Le Conseil de la magistrature refuse que Québec ait droit de regard sur ses dépenses

La juge en chef de la Cour du Québec, Lucie Rondeau, et le ministre de la Justice, Simon Jolin-Barrette
Conseil de la magistrature/Jacques Boissinot La Presse canadienne La juge en chef de la Cour du Québec, Lucie Rondeau, et le ministre de la Justice, Simon Jolin-Barrette

La trêve n’a pas duré. Si le ministre de la Justice et la juge en chef de la Cour du Québec avaient trouvé un terrain d’entente après leurs différends sur le temps que devaient passer les juges à entendre des causes criminelles, le projet de loi qui le concrétise ne fait pas l’affaire de Lucie Rondeau. Il contient des mesures qui ne faisaient pas partie de l’accord, dénonce-t-elle mercredi, et celles-ci compromettent l’indépendance des tribunaux.

Rappelons l’origine du conflit : la juge en chef Rondeau avait réduit le nombre de jours que les juges de sa Cour allaient passer à présider des procès, pour ne pas compromettre la qualité de la justice rendue, disait-elle. Reconnaissant que cela risquait d’augmenter la pile des dossiers en attente, elle a réclamé 41 juges de plus au gouvernement québécois. Le ministre de la Justice, Simon Jolin-Barrette, a refusé et blâmait la magistrate pour les délais qu’auraient à subir les citoyens en quête de justice. Des actions en justice ont été intentées par le ministre pour faire renverser sa décision.

Finalement, le ministre et la juge en chef ont conclu un accord, après un processus de médiation : 14 juges de plus contre une promesse que les magistrats passeraient un plus grand nombre de jours par année à entendre des affaires criminelles.

Rapidement, le ministre Jolin-Barrette a déposé le projet de loi 26 qui concrétise l’entente. Sauf qu’il y a aussi inclus des dispositions pour encadrer le financement du Conseil de la magistrature du Québec (CMQ) et pour assujettir ses dépenses à un vote de l’Assemblée nationale.

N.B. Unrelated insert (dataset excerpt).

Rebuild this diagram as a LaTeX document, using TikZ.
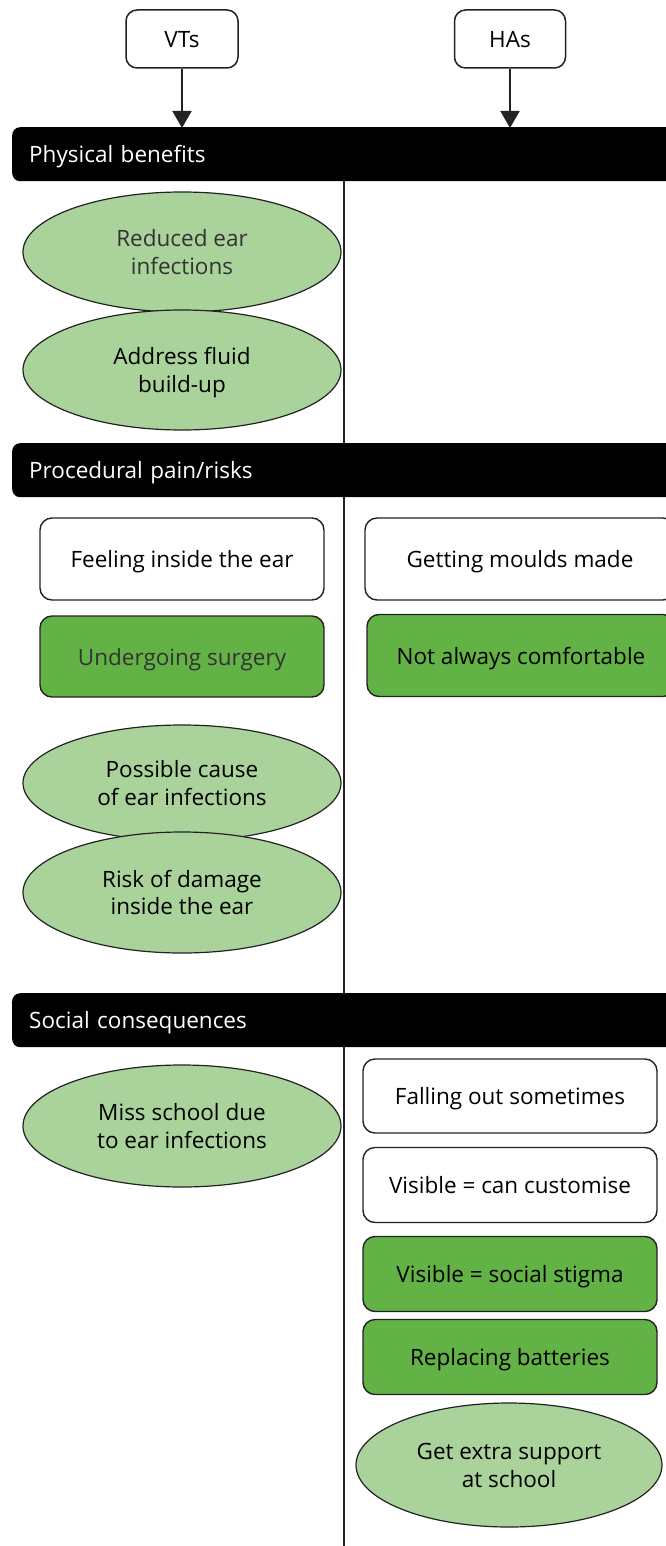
\documentclass[tikz,border=0pt]{standalone}
\usepackage{fontspec}
\setmainfont{Open Sans}
\usetikzlibrary{shapes.geometric,arrows.meta}
\definecolor{lightgreen}{HTML}{A9D39B}
\definecolor{darkgreen}{HTML}{63B246}
\definecolor{edge}{HTML}{222222}
\definecolor{softtext}{HTML}{333333}
% label text, set a little below the optical centre of its shape
\newcommand\tx[1]{\raisebox{-3pt}[\height][\depth]{\begin{tabular}{@{}c@{}}#1\end{tabular}}}
\tikzset{
  base/.style={font=\fontsize{22.5}{27.5}\selectfont, inner sep=0pt},
  topbox/.style={base, draw=edge, line width=1.5pt, rounded corners=11pt, fill=white},
  header/.style={base, fill=black, text=white, rounded corners=8pt, anchor=north west,
    minimum width=680pt, minimum height=54pt, text width=646pt, align=left, inner xsep=17pt},
  oval/.style={base, ellipse, draw=edge, line width=1.2pt, fill=lightgreen},
  plainbox/.style={base, draw=edge, line width=1.4pt, rounded corners=12pt, fill=white},
  greenbox/.style={plainbox, fill=darkgreen},
  arrow/.style={-{Triangle[width=19pt,length=17pt]}, line width=2pt, draw=edge, fill=edge},
  divider/.style={line width=1.2pt, draw=edge}
}
\begin{document}
\begin{tikzpicture}[x=1pt,y=-1pt]
\useasboundingbox (0,0) rectangle (666,1546);
\clip (0,0) rectangle (666,1546);

% column heads
\node[topbox, minimum width=112pt, minimum height=58pt] (vt) at (182,39) {\tx{VTs}};
\node[topbox, minimum width=111pt, minimum height=58pt] (ha) at (510,39) {\tx{HAs}};

% section bars
\node[header] (h1) at (12,127) {\tx{Physical benefits}};
\node[header] (h2) at (12,443) {\tx{Procedural pain/risks}};
\node[header] (h3) at (12,993) {\tx{Social consequences}};

% arrows into the first bar
\draw[arrow] (vt.south) -- ([yshift=-1pt]h1.north -| vt.south);
\draw[arrow] (ha.south) -- ([yshift=-1pt]h1.north -| ha.south);

% column divider
\coordinate (div) at (344,0);
\coordinate (bottom) at (344,1546);
\draw[divider] (h1.south -| div) -- (h2.north -| div);
\draw[divider] (h2.south -| div) -- (h3.north -| div);
\draw[divider] (h3.south -| div) -- (bottom);

% physical benefits
\node[oval, minimum width=318pt, minimum height=120pt, text=softtext] (e1) at (182,252) {\tx{Reduced ear\\infections}};
\node[oval, minimum width=318pt, minimum height=120pt] (e2) at (182,370) {\tx{Address fluid\\build-up}};

% procedural pain/risks
\node[plainbox, minimum width=284pt, minimum height=82pt] (b1) at (182,559) {\tx{Feeling inside the ear}};
\node[plainbox, minimum width=310pt, minimum height=82pt] (b2) at (520,559) {\tx{Getting moulds made}};
\node[greenbox, minimum width=284pt, minimum height=81pt, text=softtext] (b3) at (182,656.5) {\tx{Undergoing surgery}};
\node[greenbox, minimum width=308pt, minimum height=82pt] (b4) at (521,655.5) {\tx{Not always comfortable}};
\node[oval, minimum width=318pt, minimum height=116pt] (e3) at (182,783) {\tx{Possible cause\\of ear infections}};
\node[oval, minimum width=318pt, minimum height=121pt] (e4) at (182,892.5) {\tx{Risk of damage\\inside the ear}};

% social consequences
\node[oval, minimum width=318pt, minimum height=122pt] (e5) at (182,1126) {\tx{Miss school due\\to ear infections}};
\node[plainbox, minimum width=294pt, minimum height=74pt] (b5) at (510,1096) {\tx{Falling out sometimes}};
\node[plainbox, minimum width=294pt, minimum height=75pt] (b6) at (510,1185) {\tx{Visible = can customise}};
\node[greenbox, minimum width=294pt, minimum height=75pt] (b7) at (510,1274) {\tx{Visible = social stigma}};
\node[greenbox, minimum width=294pt, minimum height=75pt] (b8) at (510,1357) {\tx{Replacing batteries}};
\node[oval, minimum width=306pt, minimum height=124pt] (e6) at (509,1465) {\tx{Get extra support\\at school}};
\end{tikzpicture}
\end{document}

Il a agi de la sorte quelques jours après qu’il eut été révélé que le CMQ a dépassé son budget annuel de plus de 40 % l’an dernier, notamment pour contester de nouvelles dispositions de la Charte de la langue française qui interdisent l’exigence systématique de bilinguisme chez les juges. Mme Rondeau, elle, veut pouvoir exiger la maîtrise de l’anglais lorsqu’il est temps d’embaucher un nouveau juge « pour des raisons d’efficacité des tribunaux ».

Or, ces dispositions sur le financement du CMQ « n’ont jamais fait l’objet de discussions lors du processus de facilitation », déplore la juge en chef — aussi présidente du CMQ — dans un communiqué diffusé mercredi.

Elle demande ainsi au ministre de la Justice d’« accorder toute la réflexion nécessaire » sur ces dispositions « qui posent une limite importante à la capacité financière du Conseil de la magistrature » d’assumer ses fonctions, dont le respect de la déontologie judiciaire et de l’efficacité des tribunaux.

Le Conseil de la magistrature doit pouvoir travailler en toute indépendance du pouvoir exécutif et législatif, rappelle-t-elle. C’est pourquoi son budget était renouvelé sans droit de regard du gouvernement, note-t-elle.

Interpellé à Québec sur cette allégation que le projet de loi 26 allait porter atteinte à l’indépendance judiciaire, le ministre Jolin-Barrette a justifié ainsi sa mesure législative : « On ne peut dépenser sans compter l’argent des Québécois, l’argent public. On doit gérer ça avec efficacité et avec grande rigueur. »

Il est important dans une démocratie que les dépenses soient assujetties à un mécanisme de contrôle, a ajouté le ministre. Il a aussi rappelé que l’argent accordé par crédits parlementaires au CMQ doit être utilisé pour remplir sa mission, soit la formation des juges et le respect de la déontologie judiciaire.